The prior book in this series, Hurricane, ended with a large amount of chaos and now Ayrion finds himself trying to care for those that have been banished by the street rat tribes. These kids have no place else to go and no one to look out for them, so naturally Ayrion attempts to fill the void. But first things first, Ayrion must deal with those who betrayed him and that means the head of the Hurricane tribe needs to go. As a trained assassin, Ayrion has the skills to make someone disappear, even someone as well guarded as a tribe leader. Of course that will only make life harder for everyone as the balance of power amongst the five tribes relies on the fact that an odd number of votes in Guild meetings never results in a tie, but a missing leader means no vote for that tribe and gridlock. When matters can't be decided in the Guild meetings then tribes are essentially free to do as they will and Ayrion's outcasts are going to suffer even more. So once again the responsibility falls on Ayrion to find a solution.

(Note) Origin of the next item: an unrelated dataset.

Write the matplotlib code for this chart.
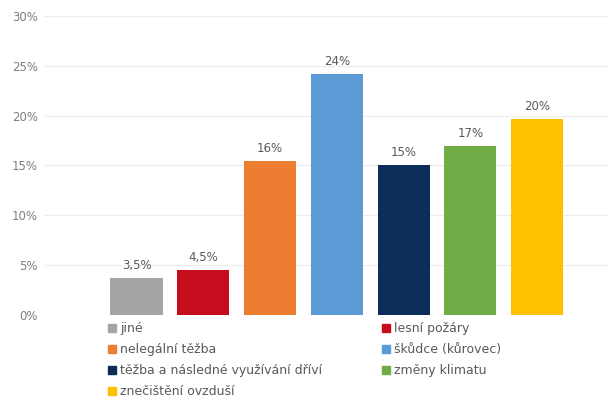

After quite the series of adventures in the first book Ayrion finally arrives in Aramoor and it isn't long before he questions the wisdom of coming. He arrives quite confident about his prospects here, even though he has never been in such a large city with so many people, and he is looking forward to seeing all the wonders it has to offer. The advantages of his training as an Opakan warrior have allowed him to survive some pretty tight spots already but even his skills are no match for an overwhelming number of enemies. Not long after arriving in the city he receives a lesson in the strength of numbers after which he finds himself left for dead and robbed of all his possessions. Not only did he lose all of his money and clothes to a gang of street kids but he also lost his father's warrior ring which is something that can never be replaced. Welcome to Aramoor!
The Opakan are a race of contract killers with white eyes that live underground in the ruins of a forgotten city. They train from birth to be unrivaled warriors and it is whispered that if you ever do see the white eyes of an Opakan then that is likely the last thing you will ever see. Ayrion is a young Opakan who was born with a gift for magic as well as being a repeater, which means that he need only be taught something once for him to be able to flawlessly repeat the action. This makes him an incredible fighter and his skills should allow him to become the youngest Opakan ever to pass the warrior test, which is his goal. However, his astonishing skills also make him a target for the other young Opakans who resent his abilities and there are those with power who want to see him fail. This is a coming of age story that could easily been considered a YA book but it never insults your intelligence and it is easy to get wrapped up in discovering Ayrion's world from his limited perspective.